▶ Data section:
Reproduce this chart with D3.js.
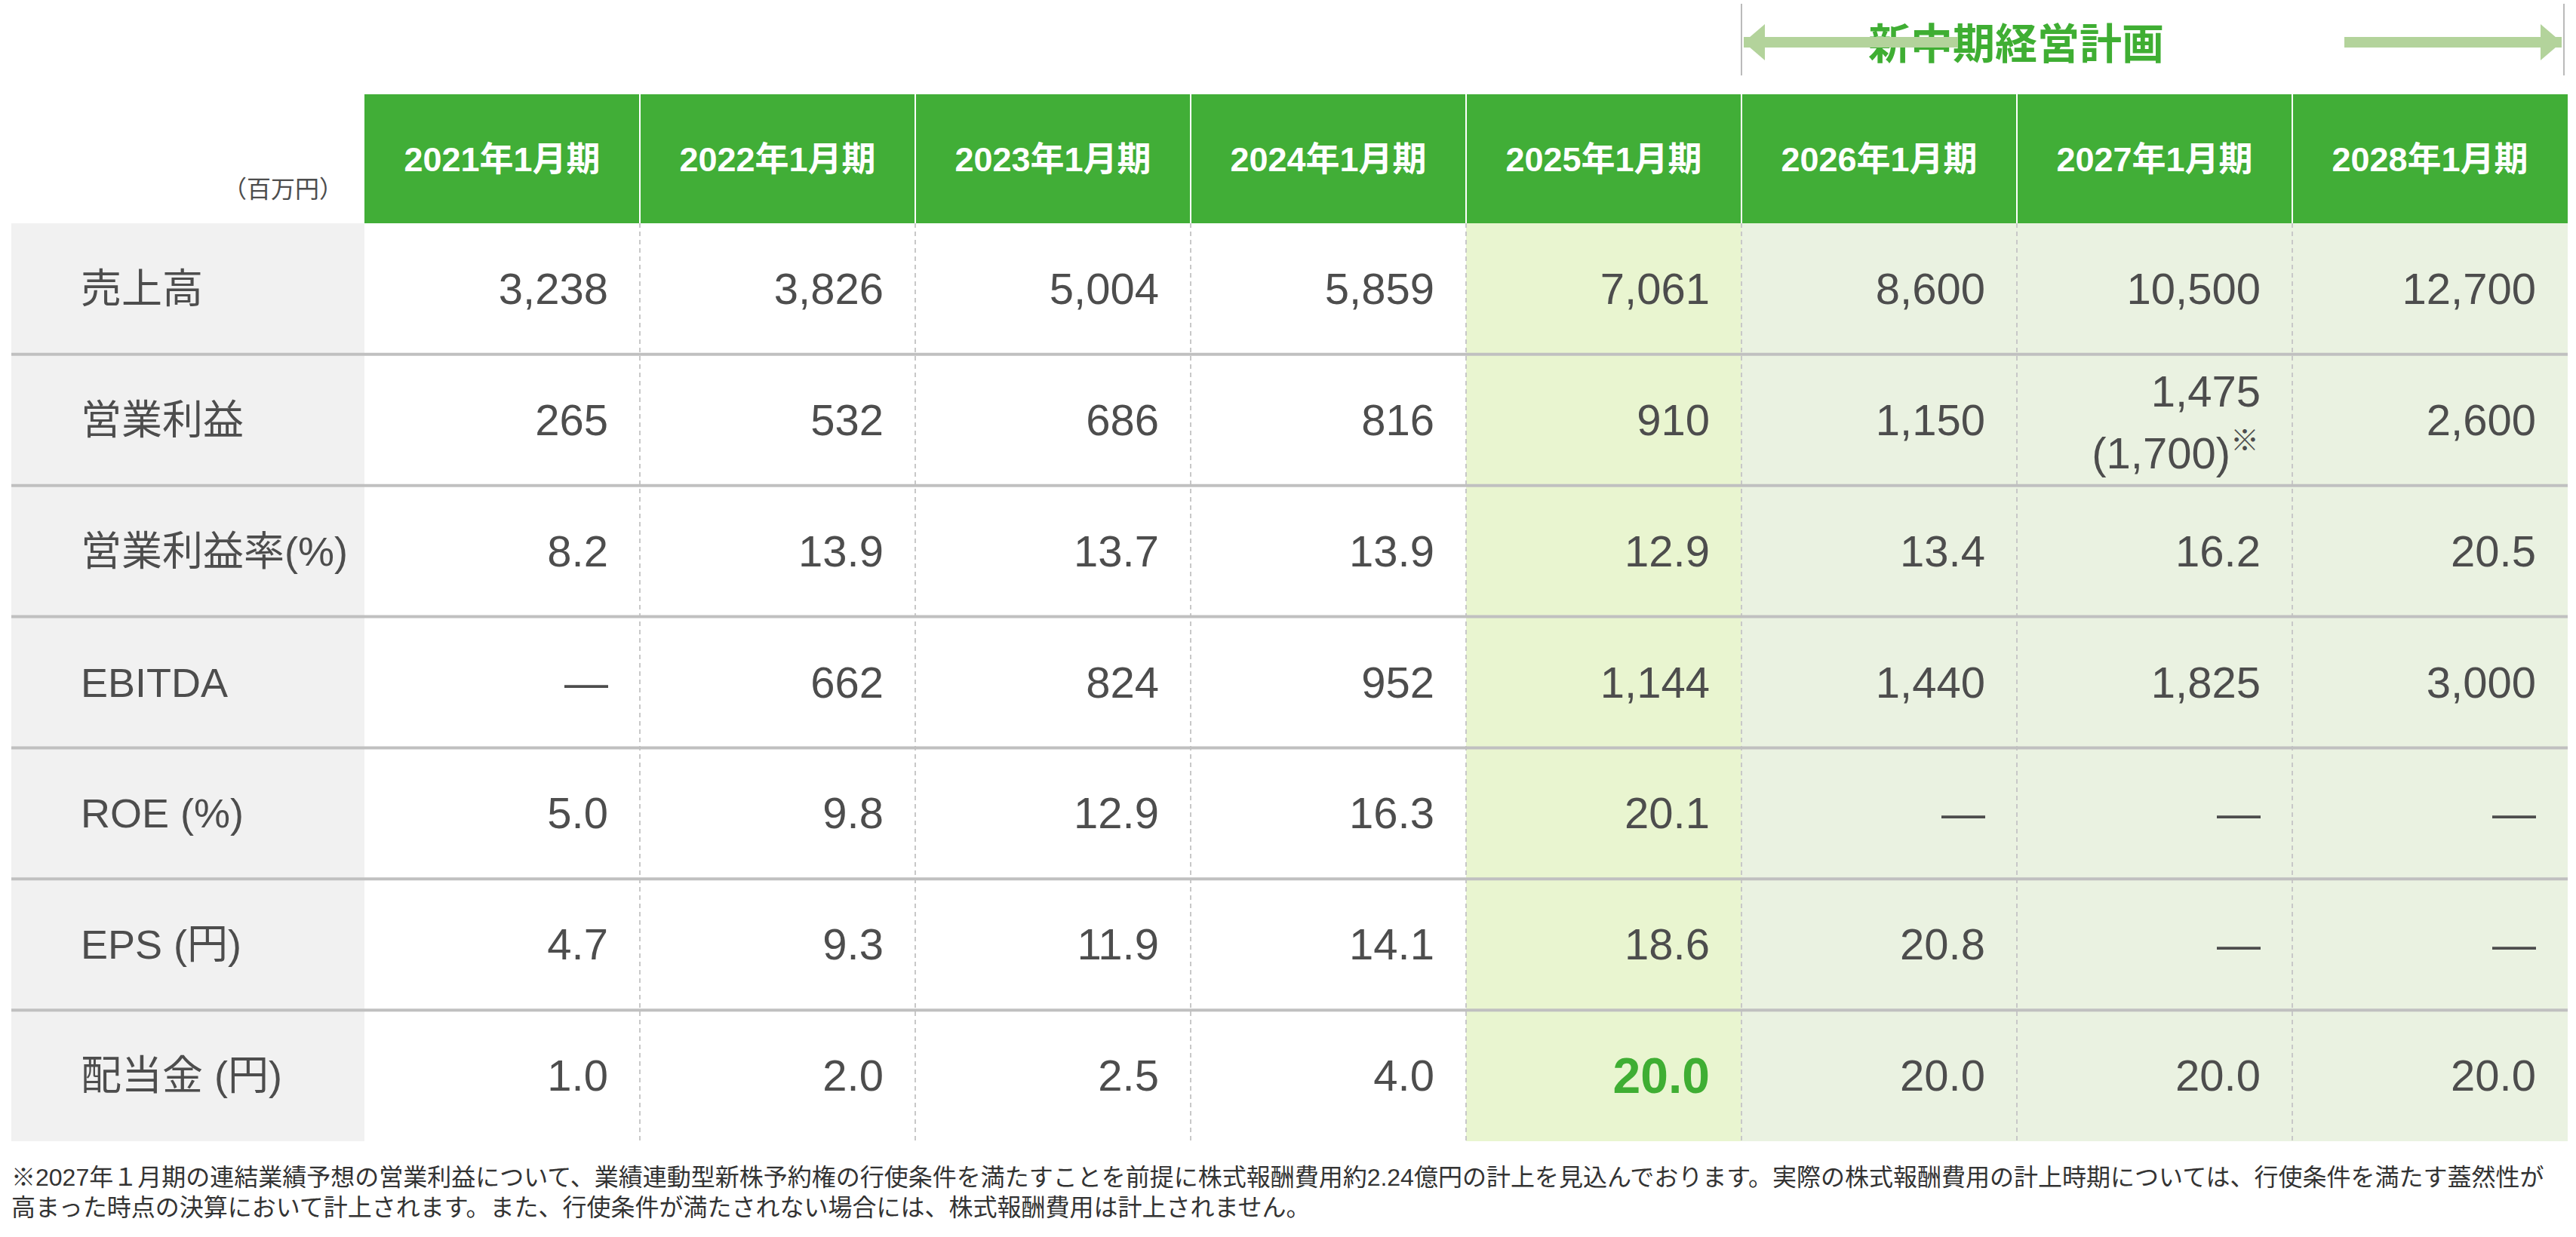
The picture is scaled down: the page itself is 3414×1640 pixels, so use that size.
<!DOCTYPE html>
<html><head><meta charset="utf-8">
<script src="https://cdn.jsdelivr.net/npm/d3@7"></script>
<style>body{margin:0;background:#fff}svg{display:block}</style>
</head><body><svg id="chart" width="3414" height="1640"></svg>
<script>
const periods = ["2021年1月期","2022年1月期","2023年1月期","2024年1月期","2025年1月期","2026年1月期","2027年1月期","2028年1月期"];
const rowLabels = ["売上高","営業利益","営業利益率(%)","EBITDA","ROE (%)","EPS (円)","配当金 (円)"];
const sales     = ["3,238","3,826","5,004","5,859","7,061","8,600","10,500","12,700"];
const opProfit  = ["265","532","686","816","910","1,150","1,475\n(1,700)","2,600"];
const opMargin  = ["8.2","13.9","13.7","13.9","12.9","13.4","16.2","20.5"];
const ebitda    = ["—","662","824","952","1,144","1,440","1,825","3,000"];
const roe       = ["5.0","9.8","12.9","16.3","20.1","—","—","—"];
const eps       = ["4.7","9.3","11.9","14.1","18.6","20.8","—","—"];
const dividend  = ["1.0","2.0","2.5","4.0","20.0","20.0","20.0","20.0"];
const rows = [sales, opProfit, opMargin, ebitda, roe, eps, dividend];
const planTitle = "新中期経営計画";
const unitLabel = "（百万円）";
const footnote = ["※2027年１月期の連結業績予想の営業利益について、業績連動型新株予約権の行使条件を満たすことを前提に株式報酬費用約2.24億円の計上を見込んでおります。実際の株式報酬費用の計上時期については、行使条件を満たす蓋然性が",
  "高まった時点の決算において計上されます。また、行使条件が満たされない場合には、株式報酬費用は計上されません。"];

const font = "'Liberation Sans','Noto Sans CJK JP',sans-serif";
const svg = d3.select("#chart");
const x = d3.scaleBand().domain(periods).range([483, 3403]);
const y = d3.scaleBand().domain(rowLabels).range([296, 1513]);
const headTop = 125;
const txt = "#4d4d4d";

// column backgrounds
svg.append("rect").attr("x", 15).attr("y", y.range()[0]).attr("width", 468).attr("height", 1217).attr("fill", "#f1f1f1");
svg.selectAll("rect.col").data(periods).enter().append("rect")
  .attr("x", d => x(d)).attr("y", 296).attr("width", x.bandwidth()).attr("height", 1217)
  .attr("fill", (d, i) => i === 4 ? "#e9f5d0" : i > 4 ? "#eaf2e1" : "#fff");

// header
svg.append("rect").attr("x", x.range()[0]).attr("y", headTop).attr("width", x.range()[1] - x.range()[0]).attr("height", 296 - headTop).attr("fill", "#41ae37");
svg.selectAll("text.head").data(periods).enter().append("text")
  .attr("x", d => x(d) + x.bandwidth() / 2).attr("y", (headTop + 296) / 2 + 16)
  .attr("text-anchor", "middle").attr("font-family", font).attr("font-weight", "bold")
  .attr("font-size", 45).attr("fill", "#fff").text(d => d);
svg.selectAll("line.hsep").data(periods.slice(1)).enter().append("line")
  .attr("x1", d => x(d)).attr("x2", d => x(d)).attr("y1", headTop).attr("y2", 296)
  .attr("stroke", "#fff").attr("stroke-width", 2);
svg.append("text").attr("x", 455).attr("y", 262).attr("text-anchor", "end")
  .attr("font-family", font).attr("font-size", 32).attr("fill", txt).text(unitLabel);

// vertical dashed separators
svg.selectAll("line.vsep").data(periods.slice(1)).enter().append("line")
  .attr("x1", d => x(d)).attr("x2", d => x(d)).attr("y1", 296).attr("y2", 1513)
  .attr("stroke", "#c8c8c8").attr("stroke-width", 2).attr("stroke-dasharray", "6,5");
// horizontal row separators
svg.selectAll("line.rsep").data(rowLabels.slice(1)).enter().append("line")
  .attr("x1", 15).attr("x2", 3403).attr("y1", d => y(d)).attr("y2", d => y(d))
  .attr("stroke", "#c0c0c0").attr("stroke-width", 4);

// row labels
svg.selectAll("text.rl").data(rowLabels).enter().append("text")
  .attr("x", 107).attr("y", d => y(d) + y.bandwidth() / 2 + 19)
  .attr("font-family", font).attr("font-size", 54).attr("fill", txt).text(d => d);

// values
rows.forEach((vals, r) => {
  const cy = y(rowLabels[r]) + y.bandwidth() / 2;
  vals.forEach((v, c) => {
    const rx = x(periods[c]) + x.bandwidth() - 42;
    const lines = v.split("\n");
    const g = svg.append("text").attr("text-anchor", "end").attr("font-family", font)
      .attr("font-size", 58).attr("fill", txt);
    if (lines.length === 1) {
      g.attr("x", rx).attr("y", cy + 20).text(v);
      if (r === 6 && c === 4) g.attr("fill", "#3fae33").attr("font-weight", "bold").attr("font-size", 66).attr("y", cy + 23);
    } else {
      g.append("tspan").attr("x", rx).attr("y", cy - 18).text(lines[0]);
      g.append("tspan").attr("x", rx - 2).attr("y", cy + 64).text(lines[1]);
      g.append("tspan").attr("dy", -24).attr("font-size", 38).text("※");
    }
  });
});

// plan banner
const px0 = x(periods[5]), px1 = x.range()[1] - 5;
const arrowC = "#b3d39b";
[px0, px1].forEach(v => svg.append("line").attr("x1", v).attr("x2", v).attr("y1", 5).attr("y2", 100)
  .attr("stroke", "#bbb").attr("stroke-width", 2));
const mid = 2672;
svg.append("text").attr("x", mid).attr("y", 78).attr("text-anchor", "middle")
  .attr("font-family", font).attr("font-weight", "bold").attr("font-size", 56).attr("fill", "#3fae33").text(planTitle);
function arrow(xa, xb, dir) {
  svg.append("rect").attr("x", Math.min(xa, xb)).attr("y", 49).attr("width", Math.abs(xb - xa)).attr("height", 14).attr("fill", arrowC);
  const tip = xb, back = xb - dir * 28;
  svg.append("path").attr("d", `M${tip},56 L${back},32 L${back},80 Z`).attr("fill", arrowC);
}
arrow(2595 - 0, px0 + 3, -1);
arrow(3107, px1 - 3, 1);

// footnote
svg.selectAll("text.fn").data(footnote).enter().append("text")
  .attr("x", 15).attr("y", (d, i) => 1572 + i * 40)
  .attr("font-family", font).attr("font-size", 32).attr("fill", "#333").text(d => d);
</script></body></html>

▶ Aim of the exercise: Show the lines from the data above that contain the string "chart".

▶ Final result:
Reproduce this chart with D3.js.
</head><body><svg id="chart" width="3414" height="1640"></svg>
const svg = d3.select("#chart");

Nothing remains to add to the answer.